It’s funny how technology trends wax and wane over decades.  Today, vast sums of R&D dollars are being spent on making components (especially CPUs and GPUs) for portable electronics faster and more power efficient.  Intel’s new (Jone 2013) Haswell processors have marginal speed gains for desktop users but offer better battery life and less heat for mobile users.  Across the industry from Apple to Samsung the effort is going into making better mobile devices.

Back in 1999, everything was different.  Back then the money was being put into chips for devices like PCs and home game consoles that were plugged into the wall.  We wanted faster devices and didn’t much care how much power they used or how much heat they put out.

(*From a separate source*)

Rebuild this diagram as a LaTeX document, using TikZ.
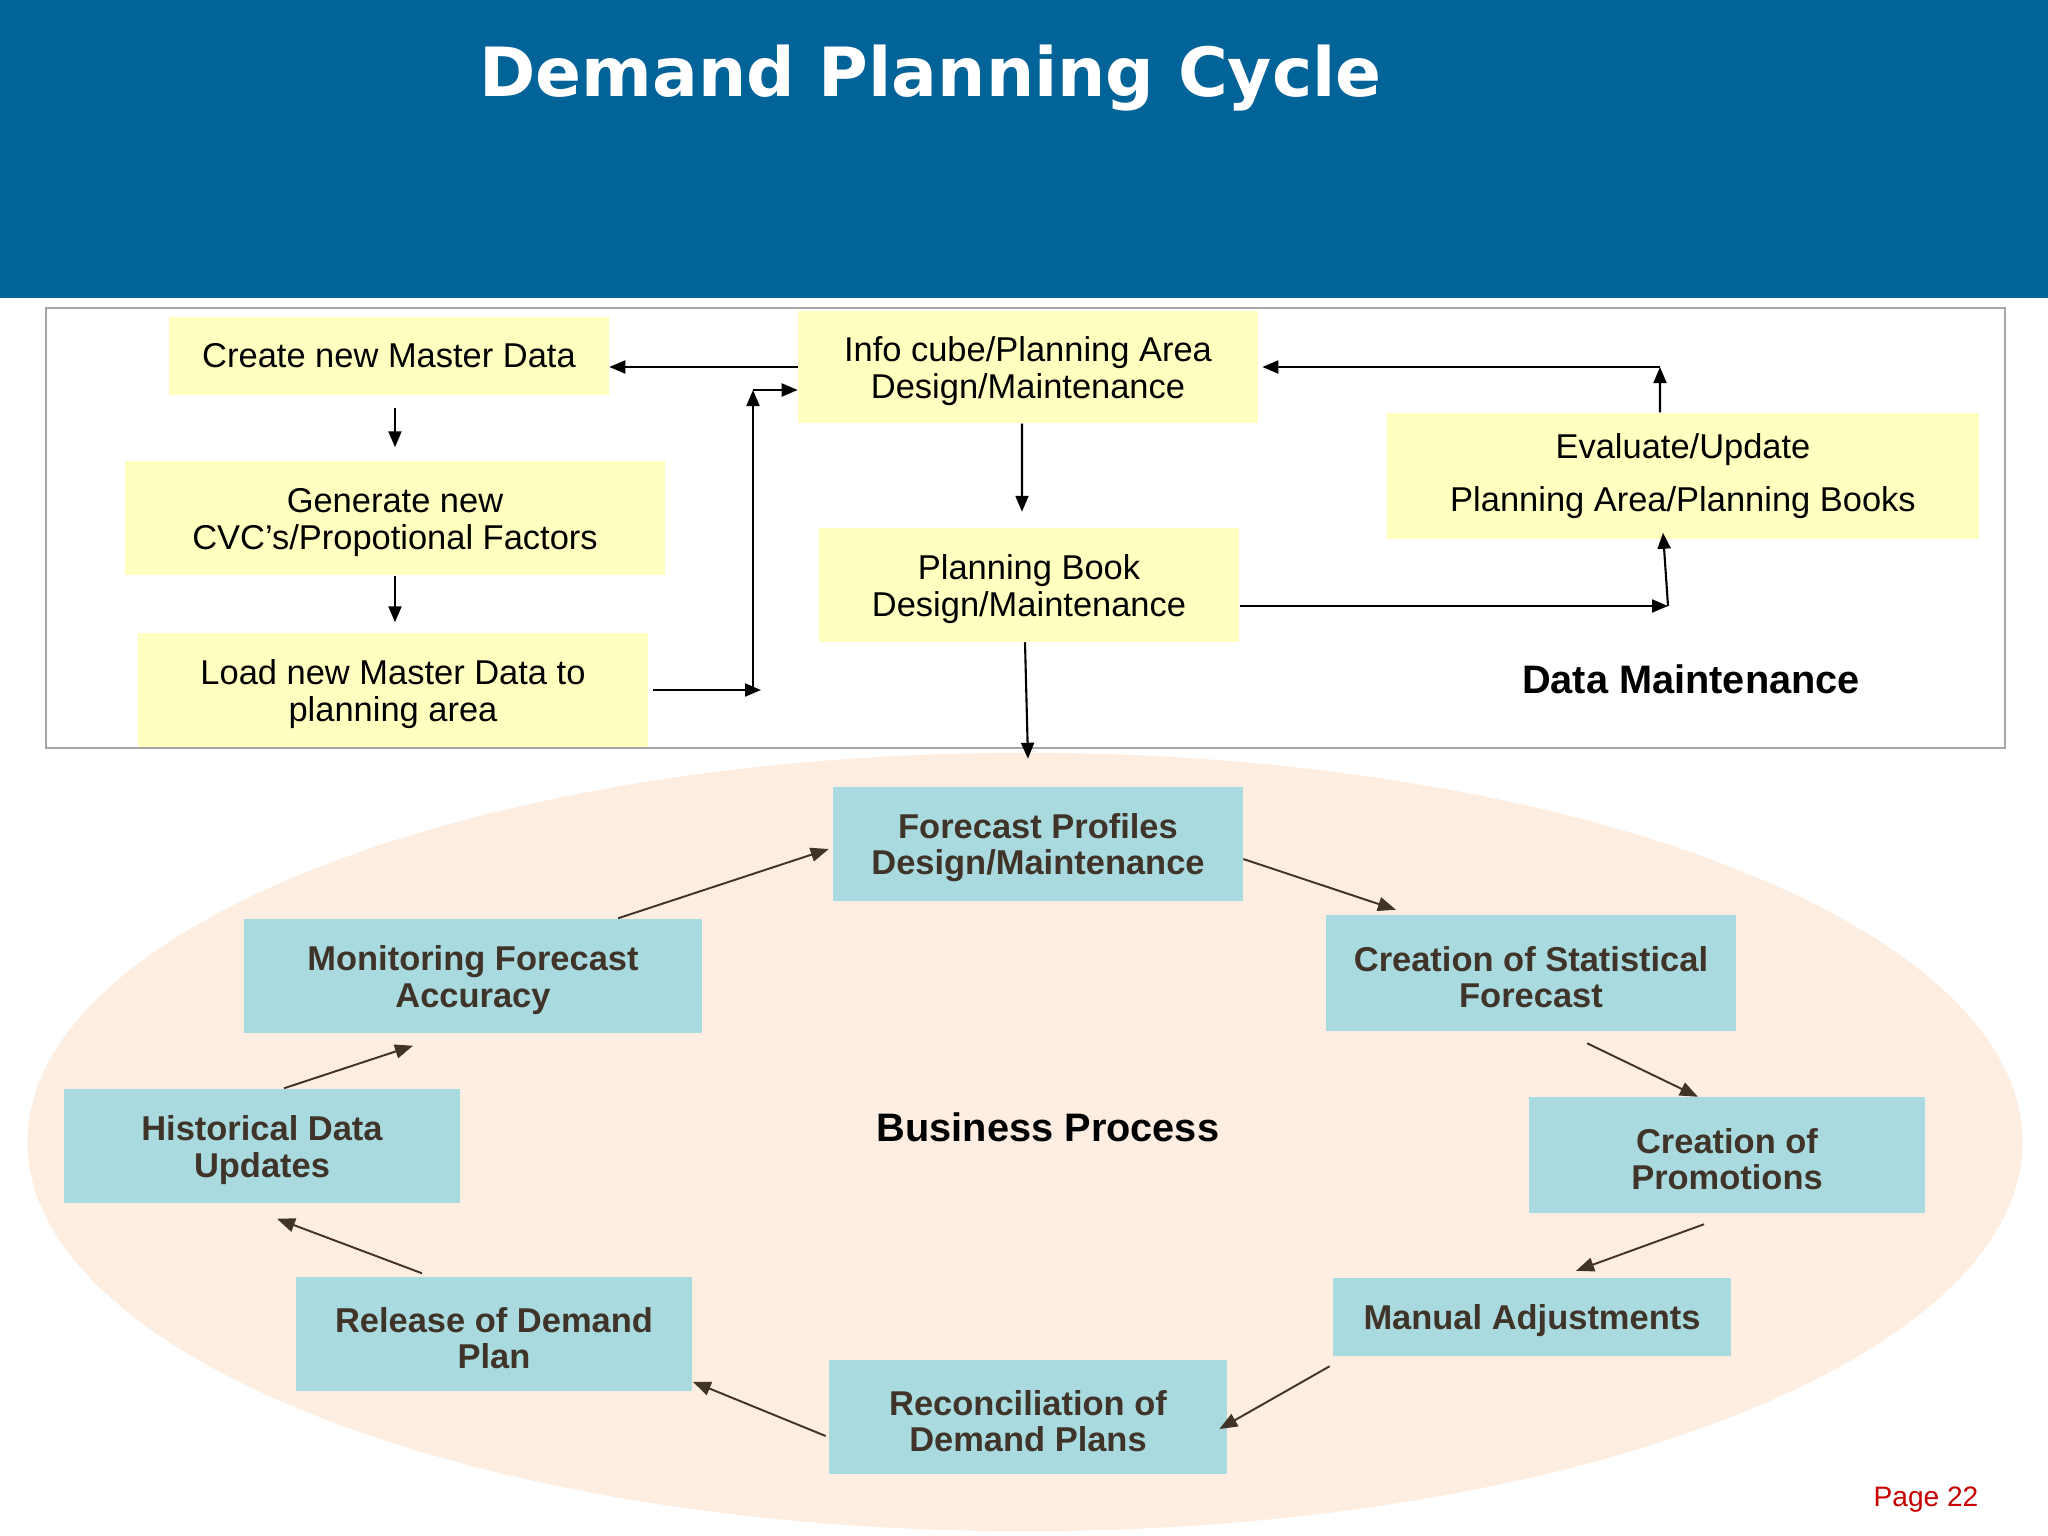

In the home console market, the Dreamcast had just debuted, ushering in an era of more more refined 3D graphics that would lead to the PS2, XBox, and GameCube.

The Dreamcast was powered by a 32-bit Hitachi SH-4 RISC CPU and a PowerVR GPU that’s the direct ancestor of the GPU in today’s iPad and PS Vita.

Meanwhile in the portable realm the popular Game Boy Color was still based on an 8-bit CPU, technology that was solidly rooted in the game consoles of the 1980s.  Very roughly this meant that the state-of-the-art home console was at least several hundred times more powerful than the leading portable console.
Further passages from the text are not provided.